The Competitive Landscape

CFM International’s LEAP engine, the competing option on A320neo variants and the Boeing 737 MAX, has experienced its own durability issues — particularly with combustor liners — but nothing approaching the GTF powder metal crisis in scope.

Airlines evaluating narrowbody orders face a trade-off: the GTF delivers superior fuel efficiency but carries a massive legacy reliability burden, while the LEAP is well-understood but doesn’t match GTF fuel burn. Neither is a bad engine, but the GTF situation has reinforced a hard truth — fuel efficiency on paper is meaningless when an aircraft is sitting in a hangar waiting for an engine.

The Broader Lesson

This crisis illustrates a fundamental reality of aerospace manufacturing.

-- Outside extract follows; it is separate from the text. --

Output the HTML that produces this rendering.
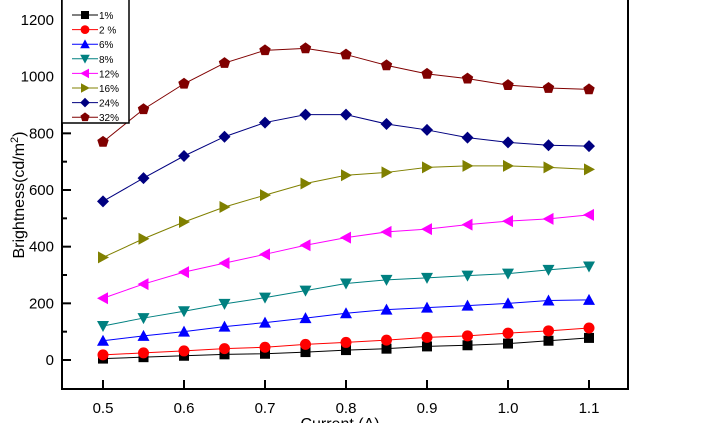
<!DOCTYPE html>
<html><head><meta charset="utf-8"><style>
body{margin:0;background:#fff;width:701px;height:423px;overflow:hidden}
svg{font-family:"Liberation Sans",Arial,sans-serif}
</style></head><body>
<svg id="c" width="701" height="423"></svg>
<script>
const xValues=[0.5,0.55,0.6,0.65,0.7,0.75,0.8,0.85,0.9,0.95,1.0,1.05,1.1];
const xTicks=[0.5,0.6,0.7,0.8,0.9,1.0,1.1];
const xTickLabels=["0.5","0.6","0.7","0.8","0.9","1.0","1.1"];
const yTicks=[0,200,400,600,800,1000,1200];
const yMinorTicks=[100,300,500,700,900,1100];
const seriesNames=["1%","2 %","6%","8%","12%","16%","24%","32%"];
const s1=[5,10,15,20,22,28,35,40,48,52,58,68,78];
const s2=[18,25,32,40,45,55,62,70,80,85,95,103,113];
const s6=[68,85,100,118,132,148,165,178,185,192,200,210,212];
const s8=[120,148,172,198,220,245,270,283,290,298,305,318,330];
const s12=[218,268,310,342,373,405,432,452,462,478,490,498,512];
const s16=[362,428,487,540,582,623,652,662,680,685,685,680,673];
const s24=[560,642,720,788,838,866,866,833,812,785,768,758,755];
const s32=[770,885,975,1048,1093,1100,1078,1040,1010,993,970,960,955];
const series=[s1,s2,s6,s8,s12,s16,s24,s32];
const colors=["#000","#f00","#00f","#008080","#f0f","#808000","#000080","#800000"];
const shapes=["square","circle","up","down","left","right","diamond","pentagon"];
const NS="http://www.w3.org/2000/svg";
const svg=document.getElementById('c');
const X=v=>103+(v-0.5)*810;
const Y=v=>360-v*0.28333;
function mk(t,a,p){const e=document.createElementNS(NS,t);for(const k in a)e.setAttribute(k,a[k]);(p||svg).appendChild(e);return e;}
function marker(shape,x,y,c,g){
  let pts;
  if(shape==="square")return mk('rect',{x:x-5,y:y-5,width:10,height:10,fill:c},g);
  if(shape==="circle")return mk('circle',{cx:x,cy:y,r:5.5,fill:c},g);
  if(shape==="up")pts=[[0,-6],[6,5],[-6,5]];
  if(shape==="down")pts=[[0,6],[6,-5],[-6,-5]];
  if(shape==="left")pts=[[-6,0],[5,-6],[5,6]];
  if(shape==="right")pts=[[6,0],[-5,-6],[-5,6]];
  if(shape==="diamond")pts=[[0,-6],[6,0],[0,6],[-6,0]];
  if(shape==="pentagon")pts=[0,1,2,3,4].map(i=>[6*Math.sin(i*1.2566),-6*Math.cos(i*1.2566)]);
  return mk('polygon',{points:pts.map(p=>(x+p[0])+','+(y+p[1])).join(' '),fill:c},g);
}
const ax=mk('g',{});

mk('rect',{x:62,y:-2,width:566,height:391,fill:'none',stroke:'#000','stroke-width':2},ax);
xTicks.forEach((v,i)=>{
  mk('line',{x1:X(v),x2:X(v),y1:389,y2:380,stroke:'#000','stroke-width':2},ax);
  const t=mk('text',{x:X(v),y:413,'text-anchor':'middle','font-size':15},ax);t.textContent=xTickLabels[i];
  
});
yTicks.forEach(v=>{
  mk('line',{x1:62,x2:71,y1:Y(v),y2:Y(v),stroke:'#000','stroke-width':2},ax);
  const t=mk('text',{x:54,y:Y(v)+5,'text-anchor':'end','font-size':15},ax);t.textContent=v;
  
});
yMinorTicks.forEach(v=>{
  mk('line',{x1:62,x2:67,y1:Y(v),y2:Y(v),stroke:'#000','stroke-width':2},ax);
});
const xt=mk('text',{x:340,y:429,'text-anchor':'middle','font-size':16});xt.textContent='Current (A)';

const yt=mk('text',{x:0,y:0,'text-anchor':'middle','font-size':16,transform:'translate(24,195) rotate(-90)'});
yt.innerHTML='Brightness(cd/m<tspan font-size="11" dy="-6">2</tspan><tspan dy="6">)</tspan>';

series.forEach((s,i)=>{
  const g=mk('g',{});
  
  
  mk('polyline',{points:s.map((v,j)=>X(xValues[j])+','+Y(v)).join(' '),fill:'none',stroke:colors[i],'stroke-width':1},g);
  s.forEach((v,j)=>marker(shapes[i],X(xValues[j]),Y(v),colors[i],g));
});
const lg=mk('g',{});

mk('rect',{x:62,y:-2,width:67,height:125,fill:'#fff',stroke:'#000','stroke-width':1.5},lg);
seriesNames.forEach((n,i)=>{
  const y=15+i*14.6;
  const e=mk('g',{},lg);
  
  mk('line',{x1:72,x2:98,y1:y,y2:y,stroke:colors[i],'stroke-width':1},e);
  marker(shapes[i],85,y,colors[i],e).setAttribute('transform','translate(85,'+y+') scale(0.8) translate(-85,-'+y+')');
  const t=mk('text',{x:99,y:y+4,'font-size':10},e);t.textContent=n;
});
</script>
</body></html>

A contaminated batch of metal powder produced around 2015 may not cause a detectable crack until 2025, after tens of thousands of thermal cycles. The fleet-wide fix then takes another seven years. That is a 20-year arc from cause to resolution.

This is precisely why certification standards, manufacturing oversight, and airworthiness directives from the FAA and EASA exist. Failure modes in aviation are slow to emerge, difficult to detect, and catastrophic when they finally manifest.

Key Takeaways

• The PW1000G’s powder metal contamination affects thousands of engines and will require inspections through approximately 2032, with 300–600 aircraft grounded at any given time.
• The defect is a manufacturing process failure, not a design flaw — the geared turbofan architecture and gearbox have performed as intended.
• RTX has absorbed over $7 billion in charges, with ripple effects across airline operations, MRO capacity, and Airbus production schedules.
• Detection technology at the time of production was insufficient to identify the micro-inclusions, highlighting the limits of quality assurance even in highly controlled aerospace environments.
• The competitive balance between GTF and LEAP engines is shifting as airlines weigh fuel efficiency against fleet availability risk.